Collector Charlie really gets with the programme

Collector Charlie really gets with the programme
Charlie Nixon

Facilities Assistant Charlie Nixon has revealed he is in Scotland’s premier league as a football programme and memorabilia collector.

East Stirlingshire fan Charlie (58) who has worked at the Forth Valley College Falkirk Campus for 15 years, has more than 10,000 programmes in mint condition, including 2,500 ‘Shire programmes – virtually everyone that was ever published since the war - and several other rare programmes worth more than £600 a piece!

Wordsmith and amateur football historian Charlie – who has at one time edited the East Stirlingshire programme - is also a collector or Subbuteo figures and other football collectables, as he builds a legacy which he hopes his sons will continue with in the future.

He said:

“I have been an East Stirlingshire fan all my life and my grandfather Charlie played right back for them in the 1920s. My first game was when I went to Firs Park, with my dad and saw Hibs beat the Shire 5-3 and that was when I got my first programme.

“I inherited all my dad’s programmes and have been collecting ever since. I even have the first ever official East Stirlingshire programme for the game against St Bernards (Edinburgh’s amateur team) from 8th March 1929/30 season.

“It is a real passion for me and I just love collecting these things from a social history point of view. I have also edited the programme in the past which was brilliant and I still continue to volunteer every week. All I ask is to get a few extra programmes, so I can help other youngsters on the road to their collection, by giving them 50 or so to get started. I really like doing this.”

Charlie is a well-known member of the Scottish Programme Collectors Club and is regularly called upon to make offers for programmes which have been found by family members in attics. More recently the new headmaster of a local high school in Stranraer called the club to say he had discovered a range of Stranraer FC programmes in his new School house and Charlie was the man to make a reasonable offer to find them a good home.

Charlie went on:

“I recently bought nine East Stirlingshire programmes for £75 each from a woman in New York. It turned out she was in the American Women’s Army Corp (WAC) stationed in Scotland during the war, who married a guy from Falkirk who was a big East Stirlingshire fan and had taken his programmes with him when he went with his wife back to the US. When he died, she felt strongly that they should go back to Scotland and I was put in touch with her. These programmes are now worth £5-600 each!

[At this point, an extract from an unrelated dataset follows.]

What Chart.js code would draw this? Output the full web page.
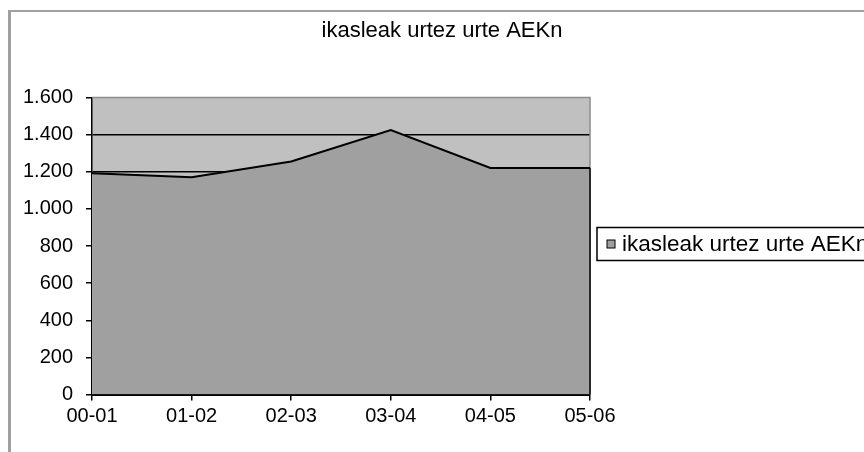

“The most expensive programme I have ever bought was £460 for a 1932 Celtic v East Stirlingshire programme from 1932 and in these two folders (pictured here) there are programmes worth more than £10,000.

“I lovingly store and file them all and keep them in pristine condition in long Ottoman filing cases and I have my collections all insured as well. I really get a lot out of collecting these things and I am glad I have a great legacy to leave to my three sons, all of whom share my interest.”